The exercise
In the lines below, output everything from the first line through the line containing "note_level = [25.19, 10.33, 8.38]" exactly as it is. Pictures are not part of the output.
"""
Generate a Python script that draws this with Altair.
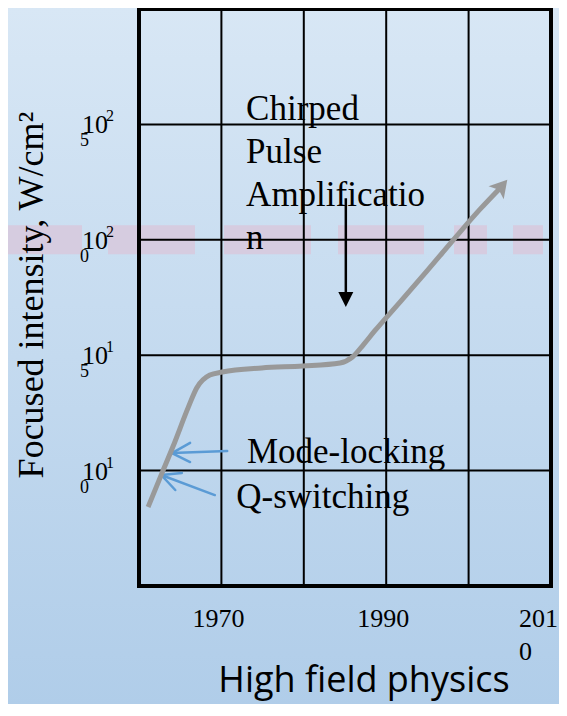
import altair as alt
import pandas as pd

# ---------------- data ----------------
# main curve: year vs log10(focused intensity, W/cm^2)
years = [1961.1, 1962.8, 1964.1, 1966.0, 1967.0, 1968.6, 1970.1, 1974.9, 1979.9,
         1984.4, 1985.9, 1987.2, 1988.6, 1991.7, 1996.5, 2001.4, 2003.9]
log_intensity = [8.42, 9.90, 11.02, 12.76, 13.58, 14.14, 14.27, 14.45, 14.53,
                 14.66, 14.92, 15.44, 16.05, 17.31, 19.30, 21.33, 22.27]

grid_years = [1970, 1980, 1990, 2000]
grid_levels = [10, 15, 20, 25]

xtick_years = [1970, 1990]
xtick_labels = ["1970", "1990"]
xtick_wrapped_year = [2010]
xtick_wrapped_label = ["201\n0"]

ytick_levels = [10, 15, 20, 25]
ytick_base = ["10", "10", "10", "10"]
ytick_sup = ["1", "1", "2", "2"]
ytick_wrap = ["0", "5", "0", "5"]

band_level = [20]

notes = ["Chirped\nPulse\nAmplificatio\nn", "Mode-locking", "Q-switching"]
note_year = [1973.0, 1973.1, 1971.8]
note_level = [25.19, 10.33, 8.38]

# blue pointer arrows (shaft + two barbs each)
blue_x = [1970.7, 1964.0, 1964.0, 1969.2, 1962.7, 1962.7]
blue_y = [10.85, 10.76, 10.76, 8.94, 9.81, 9.81]
blue_x2 = [1964.0, 1966.2, 1966.2, 1962.7, 1965.2, 1964.4]
blue_y2 = [10.76, 11.20, 10.37, 9.81, 9.90, 9.16]

# black CPA arrow
cpa_year = [1985.1]
cpa_top = [21.8]
cpa_bottom = [17.6]
cpa_head = [17.41]

W, H = 412, 577
FONT = "Liberation Serif"

xs = alt.Scale(domain=[1960, 2010], nice=False, zero=False)
ys = alt.Scale(domain=[5, 30], nice=False, zero=False)

one = pd.DataFrame({"k": [0]})

bg = alt.Chart(one).mark_rect(
    color=alt.Gradient(
        gradient="linear",
        stops=[alt.GradientStop(color="#d8e7f5", offset=0),
               alt.GradientStop(color="#b0cde9", offset=1)],
        x1=0, x2=0, y1=0, y2=1),
).encode(x=alt.value(-140), x2=alt.value(W + 10), y=alt.value(-2), y2=alt.value(H + 120))

band = alt.Chart(pd.DataFrame({"lvl": band_level})).mark_rule(
    color="#d6cce0", strokeWidth=29,
    strokeDash=[87, 26, 87, 29, 87, 27, 86, 30, 33, 26, 30, 300],
).encode(x=alt.value(-144), x2=alt.value(404),
         y=alt.Y("lvl:Q", scale=ys, axis=None))

vgrid = alt.Chart(pd.DataFrame({"yr": grid_years})).mark_rule(
    color="black", strokeWidth=2
).encode(x=alt.X("yr:Q", scale=xs, axis=None), y=alt.value(0), y2=alt.value(H))

hgrid = alt.Chart(pd.DataFrame({"lvl": grid_levels})).mark_rule(
    color="black", strokeWidth=2
).encode(y=alt.Y("lvl:Q", scale=ys, axis=None), x=alt.value(0), x2=alt.value(W))

frame = alt.Chart(one).mark_rect(
    fillOpacity=0, stroke="black", strokeWidth=4
).encode(x=alt.value(0), x2=alt.value(W), y=alt.value(0), y2=alt.value(H))

xlab = alt.Chart(pd.DataFrame({"yr": xtick_years, "t": xtick_labels})).mark_text(
    font=FONT, fontSize=26, align="center", baseline="alphabetic", color="black", dx=-3
).encode(x=alt.X("yr:Q", scale=xs, axis=None), y=alt.value(H + 41), text="t:N")

xlab2 = alt.Chart(pd.DataFrame({"yr": xtick_wrapped_year, "t": xtick_wrapped_label})).mark_text(
    font=FONT, fontSize=26, align="left", baseline="alphabetic", color="black",
    lineBreak="\n", lineHeight=33, dx=-32
).encode(x=alt.X("yr:Q", scale=xs, axis=None), y=alt.value(H + 41), text="t:N")

ydf = pd.DataFrame({"lvl": ytick_levels, "b": ytick_base, "s": ytick_sup, "w": ytick_wrap})
ylab_base = alt.Chart(ydf).mark_text(
    font=FONT, fontSize=26, align="left", baseline="alphabetic", color="black", dy=9
).encode(y=alt.Y("lvl:Q", scale=ys, axis=None), x=alt.value(-57), text="b:N")
ylab_sup = alt.Chart(ydf).mark_text(
    font=FONT, fontSize=16, align="left", baseline="alphabetic", color="black", dy=-3
).encode(y=alt.Y("lvl:Q", scale=ys, axis=None), x=alt.value(-33), text="s:N")
ylab_wrap = alt.Chart(ydf).mark_text(
    font=FONT, fontSize=18, align="left", baseline="alphabetic", color="black", dy=22
).encode(y=alt.Y("lvl:Q", scale=ys, axis=None), x=alt.value(-59), text="w:N")

ytitle = alt.Chart(one).mark_text(
    font=FONT, fontSize=36, angle=270, align="center", baseline="alphabetic",
    color="black", text="Focused intensity, W/cm²"
).encode(x=alt.value(-96), y=alt.value(286))

xtitle = alt.Chart(one).mark_text(
    font="Open Sans", fontSize=36, align="center", baseline="alphabetic",
    color="black", text="High field physics"
).encode(x=alt.value(225), y=alt.value(683))

notes_layer = alt.Chart(pd.DataFrame({"t": notes, "yr": note_year, "lvl": note_level})).mark_text(
    font=FONT, fontSize=35, align="left", baseline="alphabetic", color="black",
    lineBreak="\n", lineHeight=43
).encode(x=alt.X("yr:Q", scale=xs, axis=None), y=alt.Y("lvl:Q", scale=ys, axis=None), text="t:N")

blue = alt.Chart(pd.DataFrame({"x": blue_x, "y": blue_y, "x2": blue_x2, "y2": blue_y2})).mark_rule(
    color="#5b9bd5", strokeWidth=2.5, strokeCap="round"
).encode(x=alt.X("x:Q", scale=xs, axis=None), y=alt.Y("y:Q", scale=ys, axis=None),
         x2="x2:Q", y2="y2:Q")

cpa_df = pd.DataFrame({"yr": cpa_year, "top": cpa_top, "bot": cpa_bottom, "head": cpa_head})
cpa_shaft = alt.Chart(cpa_df).mark_rule(color="black", strokeWidth=2.5).encode(
    x=alt.X("yr:Q", scale=xs, axis=None), y=alt.Y("top:Q", scale=ys, axis=None), y2="bot:Q")
cpa_tip = alt.Chart(cpa_df).mark_point(
    shape="M-1,-1L1,-1L0,1Z", size=225, filled=True, color="black", opacity=1
).encode(x=alt.X("yr:Q", scale=xs, axis=None), y=alt.Y("head:Q", scale=ys, axis=None))

curve_df = pd.DataFrame({"yr": years, "lvl": log_intensity})
curve = alt.Chart(curve_df).mark_line(
    color="#999999", strokeWidth=5, interpolate="monotone", strokeCap="butt", strokeJoin="round"
).encode(x=alt.X("yr:Q", scale=xs, axis=None), y=alt.Y("lvl:Q", scale=ys, axis=None))

curve_tip = alt.Chart(curve_df.tail(1)).mark_point(
    shape="M0,-1L1,0.7L0,0.3L-1,0.7Z", size=400, filled=True, color="#999999",
    opacity=1, angle=41
).encode(x=alt.X("yr:Q", scale=xs, axis=None), y=alt.Y("lvl:Q", scale=ys, axis=None))

chart = alt.layer(
    bg, band, vgrid, hgrid, frame, xlab, xlab2, ylab_base, ylab_sup, ylab_wrap,
    ytitle, xtitle, notes_layer, blue, cpa_shaft, cpa_tip, curve, curve_tip
).properties(
    width=W, height=H,
    autosize=alt.AutoSizeParams(type="none"),
    padding={"left": 131, "top": 1, "right": 8, "bottom": 118},
    background="#c4dbf0",
).configure_view(stroke=None)

chart.save("out.html", embed_options={"renderer": "svg", "actions": False})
"""
Answer below
Generate a Python script that draws this with Altair.
import altair as alt
import pandas as pd

# ---------------- data ----------------
# main curve: year vs log10(focused intensity, W/cm^2)
years = [1961.1, 1962.8, 1964.1, 1966.0, 1967.0, 1968.6, 1970.1, 1974.9, 1979.9,
         1984.4, 1985.9, 1987.2, 1988.6, 1991.7, 1996.5, 2001.4, 2003.9]
log_intensity = [8.42, 9.90, 11.02, 12.76, 13.58, 14.14, 14.27, 14.45, 14.53,
                 14.66, 14.92, 15.44, 16.05, 17.31, 19.30, 21.33, 22.27]

grid_years = [1970, 1980, 1990, 2000]
grid_levels = [10, 15, 20, 25]

xtick_years = [1970, 1990]
xtick_labels = ["1970", "1990"]
xtick_wrapped_year = [2010]
xtick_wrapped_label = ["201\n0"]

ytick_levels = [10, 15, 20, 25]
ytick_base = ["10", "10", "10", "10"]
ytick_sup = ["1", "1", "2", "2"]
ytick_wrap = ["0", "5", "0", "5"]

band_level = [20]

notes = ["Chirped\nPulse\nAmplificatio\nn", "Mode-locking", "Q-switching"]
note_year = [1973.0, 1973.1, 1971.8]
note_level = [25.19, 10.33, 8.38]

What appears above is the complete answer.